Board of Corrections looks at several options for aging prison

January 11, 2006 By admin

The Iowa Board of Corrections members said during a committee meeting Tuesday they haven’t settled on a single recommendation on the future of the state penitentiary at Fort Madison. The board was expected to give its opinion this week to Governor Tom Vilsack on whether the territorial prison built in 1839 should be replaced or repaired. But instead they’ll provide the governor with a range of options. The prison became the focus of attention after two inmates escaped in November.

The Deputy Director of the Department of Corrections, John Baldwin , says they’re considering keeping the prison the same, fixing it up, or closing it down and building a new maximum-security prison somewhere in the state.

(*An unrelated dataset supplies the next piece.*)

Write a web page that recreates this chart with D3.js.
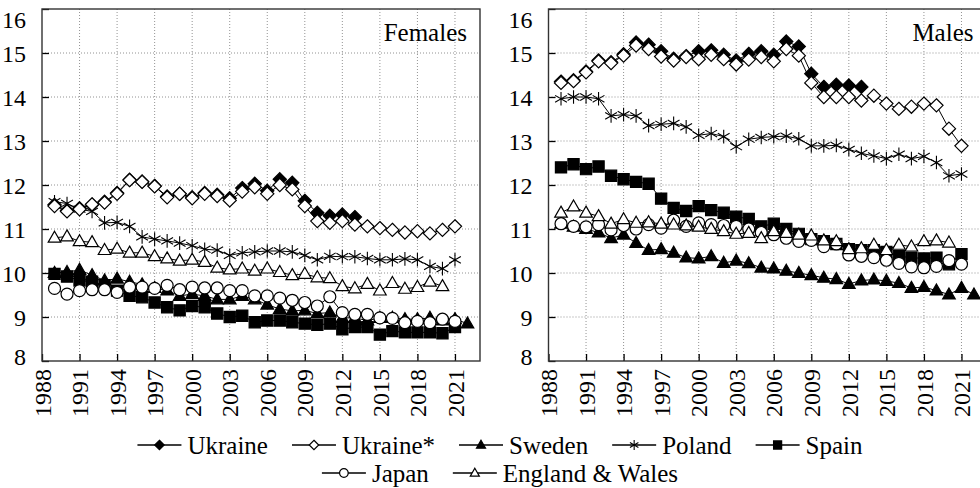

He says they’re also reviewing the “systemic issues that are part of corrections,” whether the facility has the right inventory of beds, are they efficiently used, and so forth.

Baldwin says the first recommendation would be leaving the old prison as it is,
tear it down and build something new would be another, and number-three would be doing an inventory of the whole system to see what the needs are.

Baldwin says the cost of repairing the Fort Madison penitentiary would be somewhere between two and 20-million dollars, the estimated cost of building a new maximum security prison is somewhere around 80-million dollars. “All these figures could change by who knows what,” Baldwin says. “We’re just moving through the process.” Baldwin says with more time, the board could come up with more specific recommendations, but wants the governor and lawmakers to make the decision.